It’s easy to see why Conor Oberst has chosen to shed his nom de plume, Bright Eyes. There was a time around the release of the brilliant, defining I’m Wide Awake, It’s Morning in 2004 when the talk of having found our generation’s answer to Bob Dylan was so loud that it threatened to drown out the music. Oberst had found himself being talked up as the political mouthpiece for a dissatisfied American youth, epitomised by the caustic When The President Talks To God.
So whilst the orchestral sweep of 2007’s Cassadaga threatened to spill over into MOR territory, it was the low-key self-titled debut released last year that really displayed his intentions. Simple, country-rock songs that focused more on the personal were the order of the day, with Oberst retreating slightly from the spotlight. Much like the equally prolific Ryan Adams, he’s now chosen to create a new band around him, one that he can share the load with and for the most part they do him proud.
Opener Slowly (oh so slowly) marries warm organ stabs, stop-start guitar and a familiarly complex lyric about the aging process that’s both funny and depressing (“Dementia, you better treat me good/ The human race is in a second childhood”). Big Black Nothing, as evidenced by the title, deals with a similar theme, but this time it’s guitarist Nik Freitas that takes lead vocals, his sweet, lilting voice a nice counterpoint to Oberst’s sometimes histrionic howl.
This democratic excursion isn’t a one off either, with Freitas also providing the piano heavy, Wilco-esque Bloodline and drummer Jason Boesel taking lead vocals on Difference Is Time and Eagle On A Pole. The latter shares the same name with a track on the first Oberst album, but Boesel’s version is prosaic compared to Oberst’s sprawling, emotional attempt.
The delegation on Outer South isn’t a case of lack of confidence on Oberst’s part, far from it. He provides numerous highlights, including the rollicking Nikorette, which may be another typically intricate story of neighbours, friends, small suburbs and the ‘big picture’ but is done with such gusto that it’s easy to be swept along. It’s followed by the lovely White Shoes, which pits Oberst’s crudely plucked guitar with a fragile, echo-laden vocal. He also re-enters the political sphere, albeit briefly, with Roosevelt Room, which sees the return of that mannered vocal spitting lyrics about the Roman Empire and an American revolution. It’s also the album’s sole rocker, clattering drums bouncing off furious organ runs and slicing guitar.
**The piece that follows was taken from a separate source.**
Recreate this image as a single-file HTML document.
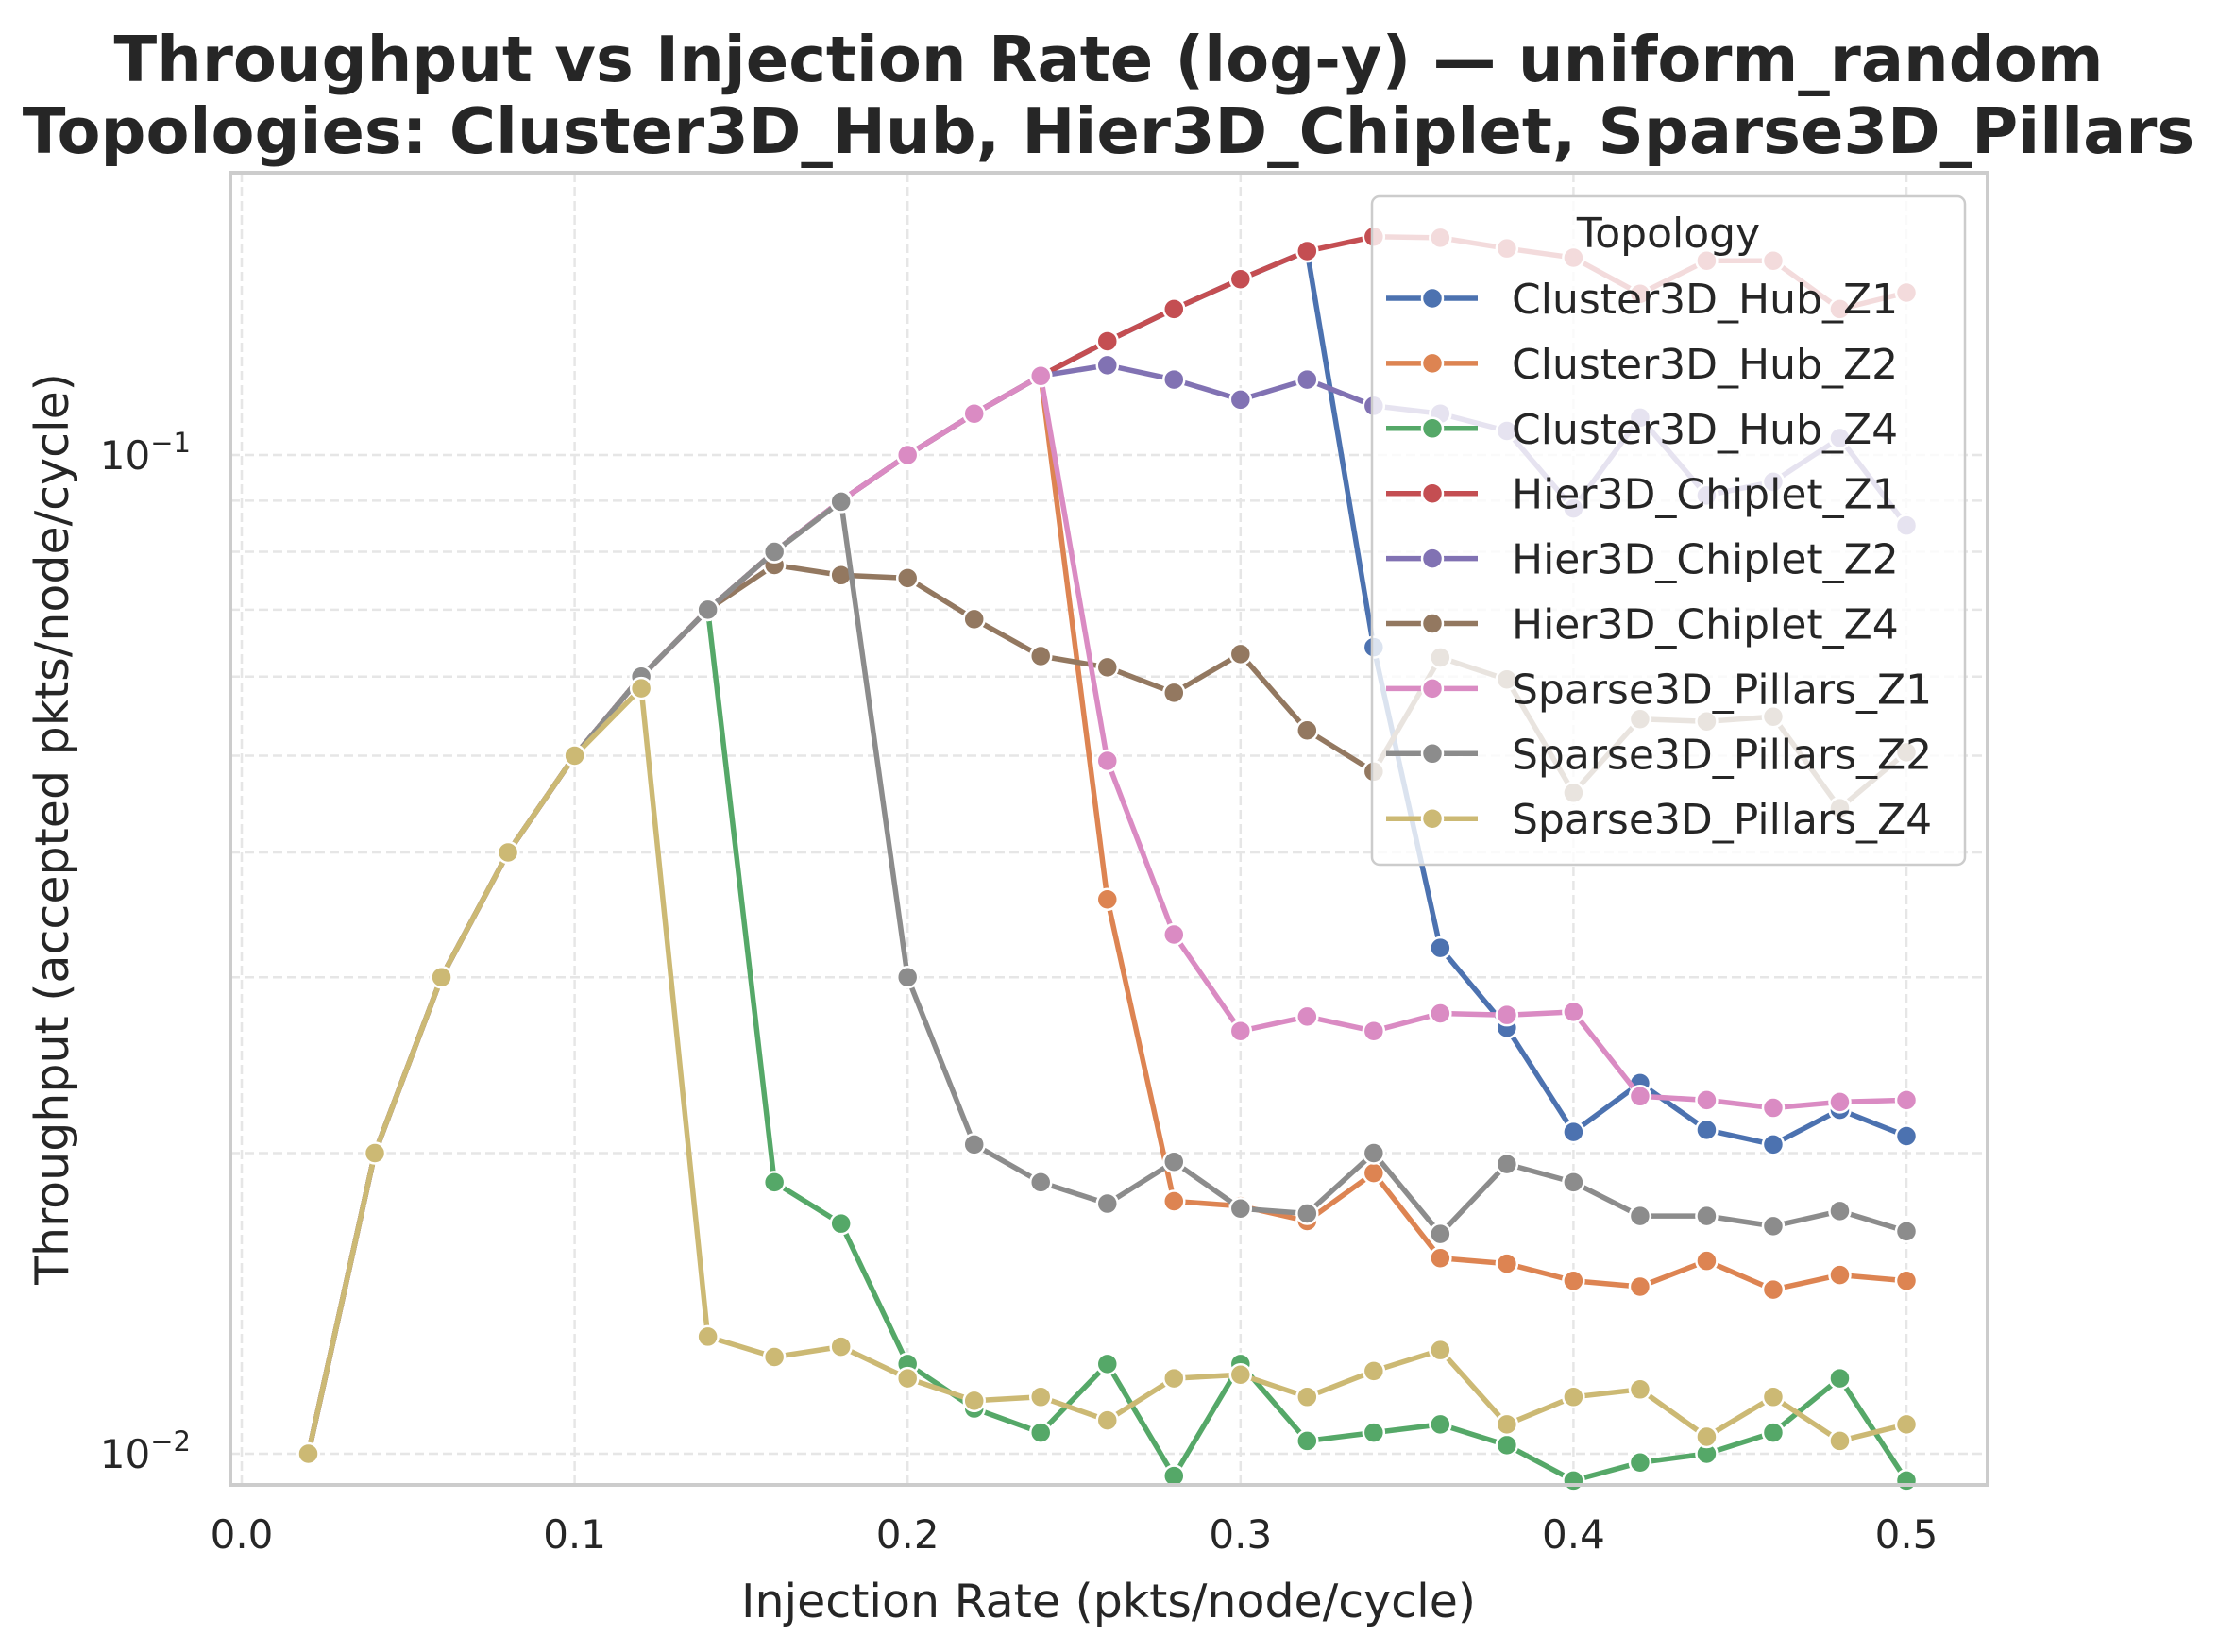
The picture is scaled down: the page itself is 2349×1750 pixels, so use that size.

As with most Oberst albums, be them solo or with Bright Eyes, there’s the tendency to over egg the pudding and Outer South is no exception. Clocking in at a staggeringly arduous seventy minutes, it could easily have done with some pruning. Songs like I Got The Reason #2 and To All The Lights In The Windows stretch out to the six-minute mark, testing the listener’s patience and diluting their effect. Minor criticisms aside, however, Outer South is an enjoyable, relaxed album that contains some of Oberst’s best work. It also shows him lifting some of that weight of his shoulders.